Ed had come to stand behind her.

“Where is this planet?” she asked.

“Doesn’t matter where,” Pontia said, looking away. “No one in their right mind would ever go there. It’s . . . the most terrible place I’ve ever seen. Everything there is nasty. From the flowers, to the insects, to the animals—” He shook his head. “The monsters.”

Ed bent a little, gave her a questioning look. “He’s ill,” she said. “Unknown infection, caught on a mystery planet.”

“Too medically interesting to get checked out?” Ed guessed. “Maybe there would have been too many questions?”

The man gave a reluctant nod.

“Well, the med techs will help you now.” And being denied medical care because your very body would raise questions your bosses didn’t want answered might lead to some resentment.

Like giving the incorrect address for the secondary warehouse.

Unless he was telling the truth about it just being another layer of security.

The sound of footsteps running up the stairs was clear, and Lieutenant Bartam and a small team ran toward them.

“Where did your friend go?” Wren asked, keeping the nanos in contact with him while her other hand waved in the direction the hover had taken.

He opened his mouth to say something, stuttered, and then turned to look at her. It seemed as if he was struggling against himself.

She should probably feel bad about forcing him to speak, but she thought of the laser strike at the hover port and shoved all guilt aside.

“She’s headed for our freighter at the port, is my guess. She tried to kill me. She thought she had.” He gave a grimace that she thought he meant as a smile. “She waited for me to tell her where the other warehouse was, and when I had, she shot me.”

“But you lied?” The nanos were picking that up.

He gave a wheezing laugh. “I lied.”

“No honor among conspirators?” Wren asked.

He shrugged.

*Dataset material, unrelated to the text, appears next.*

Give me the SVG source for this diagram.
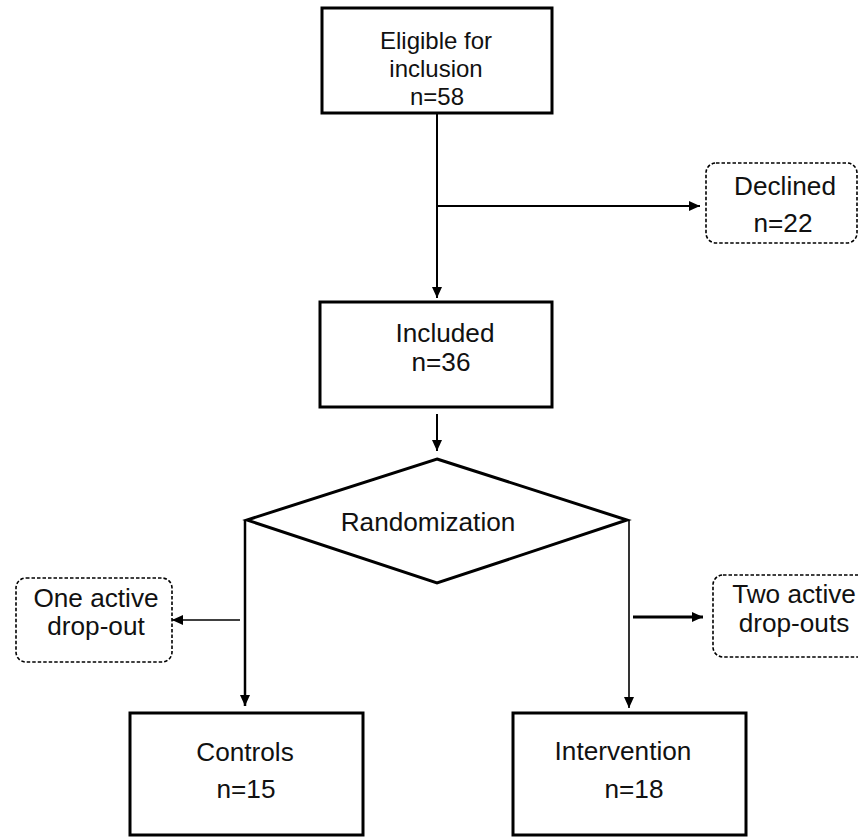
<svg xmlns="http://www.w3.org/2000/svg" width="858" height="837" viewBox="0 0 858 837">
<style>
text{font-family:"Liberation Sans",Arial,sans-serif;font-size:26.2px;fill:#111;text-anchor:middle}
.tight{font-size:24px}
.box{fill:#fff;stroke:#000;stroke-width:3}
.dash{fill:#fff;stroke:#000;stroke-width:1.6;stroke-dasharray:3.5 2}
.ln{fill:none;stroke:#000}
</style>
<defs>
<marker id="ah" markerUnits="userSpaceOnUse" markerWidth="12" markerHeight="10" refX="11" refY="5" orient="auto">
<path d="M0,0 L11,5 L0,10 Z" fill="#000"/>
</marker>
</defs>
<rect width="858" height="837" fill="#fff"/>
<g id="connectors">
<line class="ln" x1="437" y1="113" x2="437" y2="298" stroke-width="2" marker-end="url(#ah)"/>
<line class="ln" x1="437" y1="206" x2="700" y2="206" stroke-width="2" marker-end="url(#ah)"/>
<line class="ln" x1="437" y1="414" x2="437" y2="451" stroke-width="2" marker-end="url(#ah)"/>
<line class="ln" x1="245" y1="520" x2="245" y2="706" stroke-width="2.5" marker-end="url(#ah)"/>
<line class="ln" x1="629" y1="520" x2="629" y2="708" stroke-width="1.6" marker-end="url(#ah)"/>
<line class="ln" x1="240" y1="620" x2="172" y2="620" stroke-width="1.6" marker-end="url(#ah)"/>
<line class="ln" x1="633" y1="617" x2="703" y2="617" stroke-width="3" marker-end="url(#ah)"/>
</g>
<g id="eligible">
<rect class="box" x="322" y="8" width="230" height="105"/>
<text class="tight" x="436" y="49">Eligible for</text>
<text class="tight" x="436" y="77">inclusion</text>
<text class="tight" x="437" y="105">n=58</text>
</g>
<g id="declined">
<rect class="dash" x="706" y="163" width="151" height="80" rx="10"/>
<text x="785" y="195">Declined</text>
<text x="783" y="232">n=22</text>
</g>
<g id="included">
<rect class="box" x="320" y="302" width="232" height="105"/>
<text x="445" y="342">Included</text>
<text x="441" y="371">n=36</text>
</g>
<g id="randomization">
<polygon class="box" points="437,459 627,520 437,583 247,520"/>
<text x="428" y="531">Randomization</text>
</g>
<g id="one-dropout">
<rect class="dash" x="16" y="578" width="156" height="84" rx="10"/>
<text x="96" y="607">One active</text>
<text x="96" y="635">drop-out</text>
</g>
<g id="two-dropouts">
<rect class="dash" x="713" y="575" width="160" height="82" rx="10"/>
<text x="794" y="603">Two active</text>
<text x="794" y="632">drop-outs</text>
</g>
<g id="controls">
<rect class="box" x="130" y="713" width="233" height="122"/>
<text x="245" y="761">Controls</text>
<text x="246" y="798">n=15</text>
</g>
<g id="intervention">
<rect class="box" x="513" y="713" width="233" height="122"/>
<text x="623" y="760">Intervention</text>
<text x="634" y="798">n=18</text>
</g>
</svg>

Shook his head. “I was never an equal partner, just a drone. She was with me on that planet, but if she’d gotten sick, they’d have found a way to treat her.”

“Aren’t you afraid she’ll come back to find you when she works out you lied?” Ed moved a little and crouched beside Wren, blocking the silver of her nano’s probe from view as Bartam reached them.

“Who’ve we got?” Bartam sounded like she was in the mood for good news.

“One of the people responsible for the warehouse. He’s been cooperative with his answers so far,” Wren said. “Maybe question him while he’s in a talkative mood.” She rose to her feet, and Ed did the same.